### WHAT TO PRODUCE:
Give again exactly the lines that run from the start of the records to the line holding "import numpy as np", both ends counted. Do not include the pictures.

### TASK MATERIAL:
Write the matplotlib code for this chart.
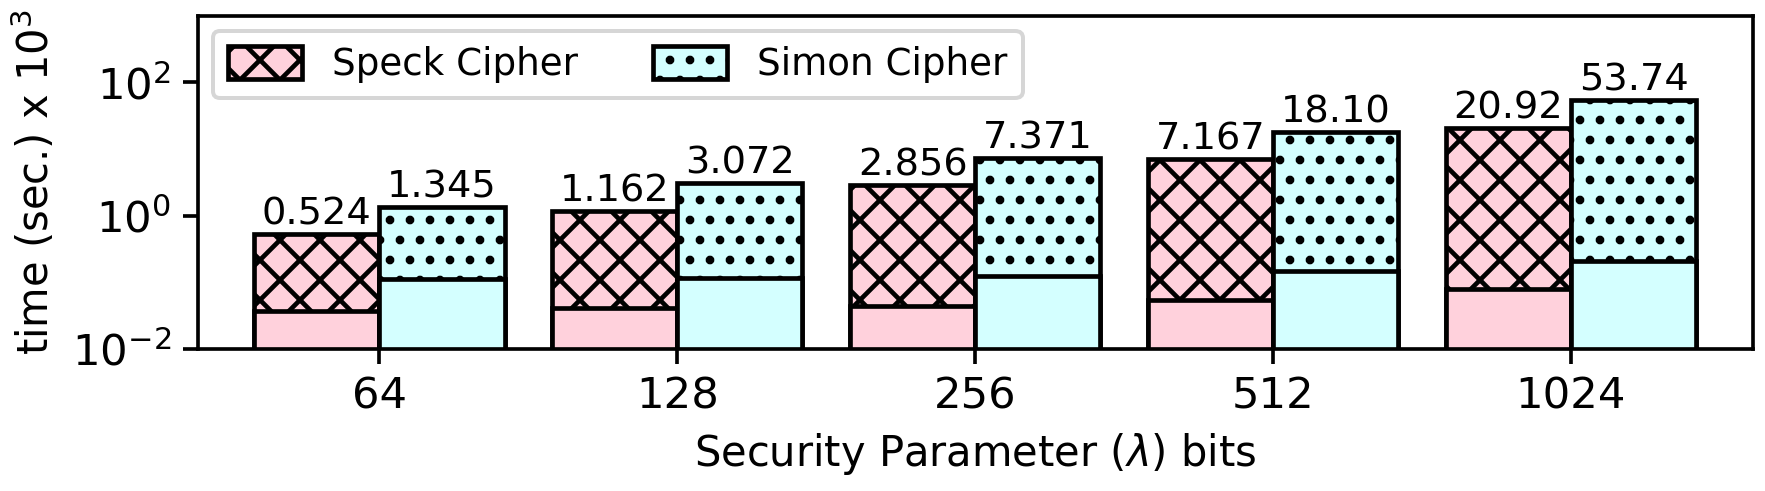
import matplotlib
matplotlib.use("Agg")
import matplotlib.pyplot as plt
import numpy as np

# --- data ---
bits = ["64", "128", "256", "512", "1024"]
speck_total = [0.524, 1.162, 2.856, 7.167, 20.92]
simon_total = [1.345, 3.072, 7.371, 18.10, 53.74]
# lower (unhatched) part of each bar
speck_base = [0.037, 0.041, 0.044, 0.054, 0.079]
simon_base = [0.111, 0.115, 0.125, 0.149, 0.213]
speck_labels = ["0.524", "1.162", "2.856", "7.167", "20.92"]
simon_labels = ["1.345", "3.072", "7.371", "18.10", "53.74"]

pink = "#FFD1DC"
cyan = "#D4FFFF"

plt.rcParams["hatch.linewidth"] = 1.4

fig, ax = plt.subplots(figsize=(1765 / 240, 491 / 240), dpi=240)

x = np.arange(len(bits))
w = 0.42
lw = 1.4

b1 = ax.bar(x - w / 2, speck_total, w, color=pink, edgecolor="black",
            linewidth=lw, hatch="xx", label="Speck Cipher")
ax.bar(x - w / 2, speck_base, w, color=pink, edgecolor="black", linewidth=lw)
b2 = ax.bar(x + w / 2, simon_total, w, color=cyan, edgecolor="black",
            linewidth=lw, hatch="..", label="Simon Cipher")
ax.bar(x + w / 2, simon_base, w, color=cyan, edgecolor="black", linewidth=lw)

for rect, lab in zip(b1, speck_labels):
    ax.annotate(lab, (rect.get_x() + rect.get_width() / 2, rect.get_height()),
                xytext=(0, 0.5), textcoords="offset points",
                ha="center", va="bottom", fontsize=11.5)
for rect, lab in zip(b2, simon_labels):
    ax.annotate(lab, (rect.get_x() + rect.get_width() / 2, rect.get_height()),
                xytext=(0, 0.5), textcoords="offset points",
                ha="center", va="bottom", fontsize=11.5)

ax.set_yscale("log")
ax.set_ylim(1e-2, 1e3)
ax.set_yticks([1e-2, 1e0, 1e2])
ax.minorticks_off()
ax.set_xlim(-0.61, 4.61)
ax.set_xticks(x)
ax.set_xticklabels(bits)
ax.tick_params(axis="both", labelsize=13, width=1.1, length=4.5)
for s in ax.spines.values():
    s.set_linewidth(1.1)

ax.set_xlabel(r"Security Parameter ($\lambda$) bits", fontsize=12.5)
ax.set_ylabel(r"time (sec.) x $10^3$", fontsize=12.5)

leg = ax.legend(loc="upper left", ncol=2, fontsize=11.2, edgecolor="#CCCCCC",
                handleheight=1.0, borderaxespad=0.4)
leg.get_frame().set_linewidth(1.2)

fig.subplots_adjust(left=0.112, right=0.993, top=0.968, bottom=0.289)
fig.savefig("out.png")
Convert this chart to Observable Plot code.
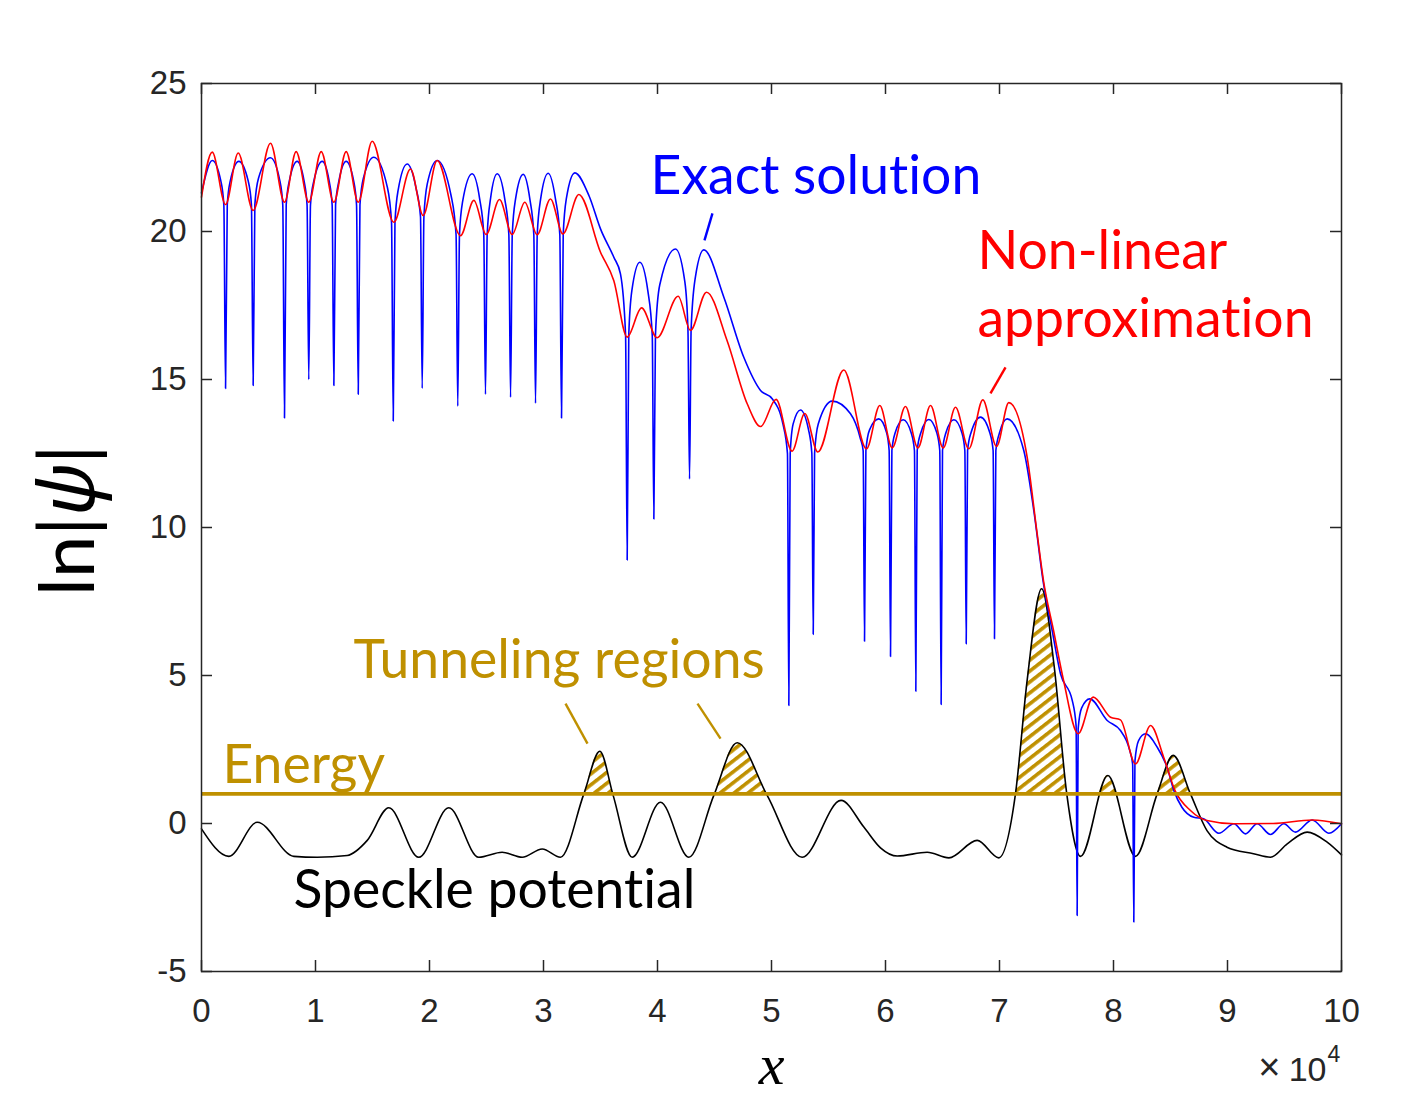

### TASK ANSWER:
Write the matplotlib code for this chart.
import matplotlib
matplotlib.use("Agg")
import matplotlib.pyplot as plt
import numpy as np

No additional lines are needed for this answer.